Jason Tsai, Zhengyu Yin, Jun-young Kwak, David Kempe, Christopher Kiekintveld, and Milind Tambe. 2010. “How to Protect a City: Strategic Security Placement in Graph-Based Domains .” In Extended Abstract for International Conference on Autonomous Agents and Multiagent Systems (AAMAS).

Abstract:

Protecting targets against potential attacks is an important problem for security forces worldwide. The general setting we study is as follows: An attacker assigns different values to reaching (and damaging or destroying) one of multiple targets. A defender is able to allocate resources (such as patrol cars or canine units) to capture the attacker before he reaches a target. In many of these situations, the domain has structure that is naturally modeled as a graph. For example, city maps can be modeled with intersections as nodes and roads as edges, where nodes are targets for attackers. In order to prevent attacks, security forces can schedule checkpoints on edges (e.g., roads) to detect intruders. For instance, in response to the devastating terrorist attacks in 2008 [1], Mumbai police deploy randomized checkpoints as one countermeasure to prevent future attacks [2]. The strategy for placing these checkpoints must necessarily be decided in advance of attack attempts, should account for targets of differing importance, and should anticipate an intelligent adversary who can observe the strategy prior to attacking. In light of these requirements, game-theoretic approaches have been developed to assist in generating randomized security strategies in several real-world domains, including applications in use by the Los Angeles International Airport [12] and the Federal Air Marshals Service [13]. To account for the attacker’s ability to observe deployment patterns, these methods model the problem as a Stackelberg game and solve for an optimal probability distribution over the possible deployments to ensure unpredictability. Novel solvers for classes of security games have recently been developed [3, 11, 4]. However, these solvers take time at least polynomial in the number of actions of both players.
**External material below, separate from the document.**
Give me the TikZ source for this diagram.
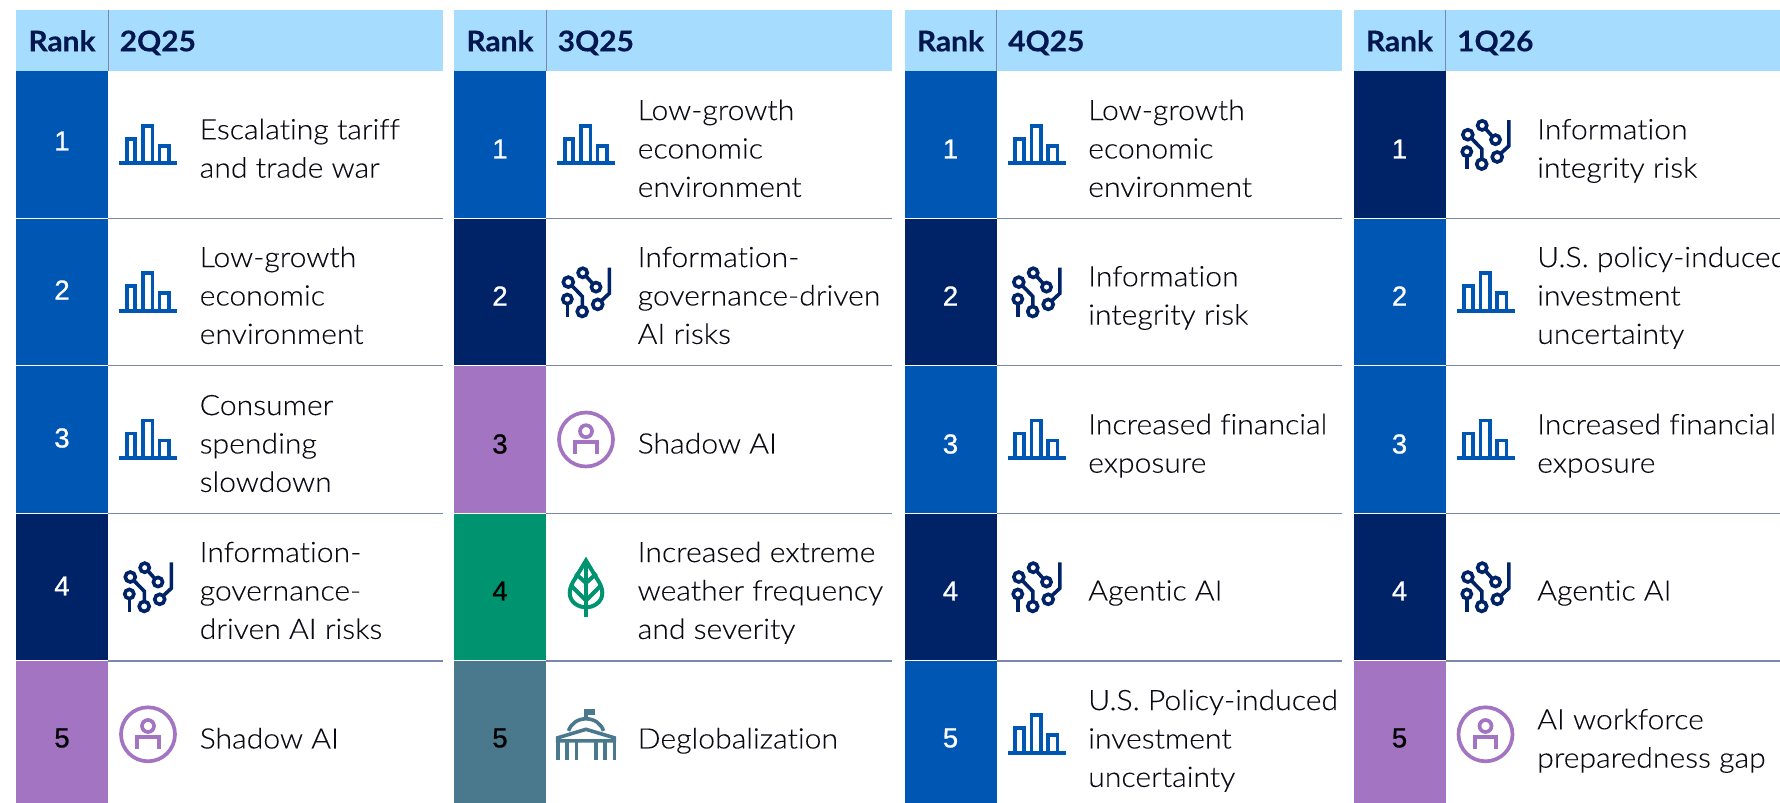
\documentclass[tikz,border=0pt]{standalone}
\usepackage{fontspec}
\setmainfont[FakeStretch=1.07,FakeBold=0.15,Ligatures=NoCommon]{Lato Light}
\newfontfamily\headfont[FakeStretch=1.05,FakeBold=0.3]{Lato Bold}
\newfontfamily\rankfont[FakeBold=0.9]{Liberation Sans}
\definecolor{headfill}{HTML}{A6DDFF}
\definecolor{ecoblue}{HTML}{0056B3}
\definecolor{navy}{HTML}{002368}
\definecolor{violet2}{HTML}{A374C1}
\definecolor{green2}{HTML}{00936F}
\definecolor{teal2}{HTML}{4A788C}
\definecolor{rulec}{HTML}{7988AC}
\definecolor{headtxt}{HTML}{00174F}
\definecolor{bodytxt}{HTML}{0A0A14}
\def\nl{\\\strut }
\tikzset{
  risktext/.style={inner sep=0pt,anchor=west,align=left,text=bodytxt,font={\fontsize{28.2}{38.4}\selectfont}},
  ranknum/.style={inner sep=0pt,anchor=center,font={\rankfont\fontsize{27.5}{27.5}\selectfont}},
  headtext/.style={inner sep=0pt,anchor=base,text=headtxt,font={\headfont\fontsize{28.5}{28.5}\selectfont}},
  headtextl/.style={headtext,anchor=base west},
  pics/barsicon/.style={code={
    \begin{scope}[draw=ecoblue,line width=3.8pt]
    \draw (-29,18.6) -- (29,18.6);
    \draw (-21.3,17) -- (-21.3,-6) -- (-12.7,-6) -- (-12.7,17);
    \draw (-5,17) -- (-5,-19) -- (4.5,-19) -- (4.5,17);
    \draw (11.5,17) -- (11.5,1) -- (21,1) -- (21,17);
    \end{scope}}},
  pics/circuiticon/.style={code={
    \begin{scope}[draw=navy,line width=3.6pt]
    \draw (-17.7,-10) circle (5);
    \draw (-18.7,7) circle (4.6);
    \draw (-3.8,19.4) circle (5);
    \draw (-3.3,-19.3) circle (4.6);
    \draw (10,-5) circle (4.6);
    \draw (11.7,12.3) circle (5);
    \draw (-14.2,-6.5) -- (-3.6,4.4) -- (-3.6,14.4);
    \draw (-18.7,11.6) -- (-18.7,24.7);
    \draw (0,-16) -- (6.8,-8.4);
    \draw (15.2,8.8) -- (23.3,1.3) -- (23.3,-24.6);
    \end{scope}}},
  pics/personicon/.style={code={
    \begin{scope}[draw=violet2]
    \draw[line width=3.7pt] (0,0) circle (27);
    \draw[line width=3.7pt] (0,-8.3) circle (6);
    \draw[line width=4pt] (-10.7,14.2) -- (-10.7,2.8) -- (10.7,2.8) -- (10.7,14.2);
    \end{scope}}},
  pics/leaficon/.style={code={
    \begin{scope}[draw=green2,line width=4pt,line join=miter]
    \draw (0,-26.5) -- (-10.5,-9)
      .. controls (-14,-4) and (-16.3,1) .. (-16.3,6)
      .. controls (-16.3,15) and (-8,20.3) .. (0,20.3)
      .. controls (8,20.3) and (16.3,15) .. (16.3,6)
      .. controls (16.3,1) and (14,-4) .. (10.5,-9) -- cycle;
    \draw (0,-24) -- (0,29.7);
    \draw (-10.5,-13.5) -- (0,-4) -- (10.5,-13.5);
    \draw (-14.5,-1) -- (0,13.5) -- (14.5,-1);
    \end{scope}}},
  pics/capitolicon/.style={code={
    \begin{scope}[draw=teal2,line width=3.6pt]
    \fill[teal2] (-1.8,-25.7) rectangle (9,-19.5);
    \draw (0,-25) -- (0,-15);
    \draw (-17.5,-3.4) .. controls (-15,-11) and (-8,-15.5) .. (0,-15.5)
      .. controls (8,-15.5) and (15,-11) .. (17.5,-3.4);
    \draw[line join=miter] (-28.3,6.5) -- (-28.3,3.5) -- (0,-5) -- (28.3,3.5) -- (28.3,6.5) -- cycle;
    \foreach \cx in {-28.3,-19.2,-9.5,10,18.7,28.3}
      \draw (\cx,6.5) -- (\cx,25.7);
    \end{scope}}}
}
\def\rowtop#1{\ifcase#1\or71\or218.5\or365.5\or513.5\or661\fi}
\def\rowbot#1{\ifcase#1\or218.5\or365.5\or513.5\or661\or803\fi}
\def\rowtxt#1{\ifcase#1\or150.8\or297.8\or445.8\or592.8\or740.8\fi}
\def\rowico#1{\ifcase#1\or144.7\or292.1\or439.5\or587\or734.3\fi}
% name, x left, x right, row, fill, number colour, number y, icon, text
\newcommand{\RiskRow}[9]{%
  \fill[#5] (#2,\rowtop{#4}) rectangle (#2+92,\rowbot{#4});
  \node[ranknum,text=#6] (#1n) at (#2+46,#7) {#4};
  \pic (#1i) at (#2+132,\rowico{#4}) {#8};
  \node[risktext] (#1t) at (#2+183.5,\rowtxt{#4}) {\strut #9};
  \ifnum#4<5
    \draw[white,line width=1.2pt] (#2,\rowbot{#4}) -- (#2+92,\rowbot{#4});
    \draw[rulec,line width=1.2pt] (#2+92,\rowbot{#4}) -- (#3,\rowbot{#4});
  \fi
}
\newcommand{\HeadRow}[4]{%
  \fill[headfill] (#2,10) rectangle (#3,71);
  \draw[rulec,line width=1pt] (#2+92,10) -- (#2+92,71);
  \node[headtext] (#1r) at (#2+46,51.3) {Rank};
  \node[headtextl] (#1q) at (#2+103.5,51.3) {#4};
}
\begin{document}
\begin{tikzpicture}[x=1pt,y=-1pt]
\useasboundingbox (0,0) rectangle (1780,803);
\clip (0,0) rectangle (1780,803);
\HeadRow{a}{16}{443}{2Q25}
\RiskRow{aa}{16}{443}{1}{ecoblue}{white}{141}{barsicon}{Escalating tariff\nl and trade war}
\RiskRow{ab}{16}{443}{2}{ecoblue}{white}{290}{barsicon}{Low-growth\nl economic\nl environment}
\RiskRow{ac}{16}{443}{3}{ecoblue}{white}{438}{barsicon}{Consumer\nl spending\nl slowdown}
\RiskRow{ad}{16}{443}{4}{navy}{white}{586}{circuiticon}{Information-\nl governance-\nl driven AI risks}
\RiskRow{ae}{16}{443}{5}{violet2}{black}{738}{personicon}{Shadow AI}
\HeadRow{b}{454}{892}{3Q25}
\RiskRow{ba}{454}{892}{1}{ecoblue}{white}{149}{barsicon}{Low-growth\nl economic\nl environment}
\RiskRow{bb}{454}{892}{2}{navy}{white}{296}{circuiticon}{Information-\nl governance-driven\nl AI risks}
\RiskRow{bc}{454}{892}{3}{violet2}{black}{444}{personicon}{Shadow AI}
\RiskRow{bd}{454}{892}{4}{green2}{black}{591}{leaficon}{Increased extreme\nl weather frequency\nl and severity}
\RiskRow{be}{454}{892}{5}{teal2}{black}{738}{capitolicon}{Deglobalization}
\HeadRow{c}{904.5}{1342}{4Q25}
\RiskRow{ca}{904.5}{1342}{1}{ecoblue}{white}{149}{barsicon}{Low-growth\nl economic\nl environment}
\RiskRow{cb}{904.5}{1342}{2}{navy}{white}{296}{circuiticon}{Information\nl integrity risk}
\RiskRow{cc}{904.5}{1342}{3}{ecoblue}{white}{444}{barsicon}{Increased financial\nl exposure}
\RiskRow{cd}{904.5}{1342}{4}{navy}{white}{591}{circuiticon}{Agentic AI}
\RiskRow{ce}{904.5}{1342}{5}{ecoblue}{white}{738}{barsicon}{U.S. Policy-induced\nl investment\nl uncertainty}
\HeadRow{d}{1353.5}{1780}{1Q26}
\RiskRow{da}{1353.5}{1780}{1}{navy}{white}{149}{circuiticon}{Information\nl integrity risk}
\RiskRow{db}{1353.5}{1780}{2}{ecoblue}{white}{296}{barsicon}{U.S. policy-induced\nl investment\nl uncertainty}
\RiskRow{dc}{1353.5}{1780}{3}{ecoblue}{white}{444}{barsicon}{Increased financial\nl exposure}
\RiskRow{dd}{1353.5}{1780}{4}{navy}{white}{591}{circuiticon}{Agentic AI}
\RiskRow{de}{1353.5}{1780}{5}{violet2}{black}{738}{personicon}{AI workforce\nl preparedness gap}
\end{tikzpicture}
\end{document}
In our setting, every path from an entry point to a target is an attacker action, and every set of r or fewer edges is a defender action. (r is the maximum number of checkpoints.) Since the attacker’s actions grow exponentially with the size of the network, and the defender’s actions grow exponentially with r, existing methods quickly become too slow when applied to large real-world domains. Therefore, our goal is to develop faster methods for these settings and evaluate them theoretically and empirically.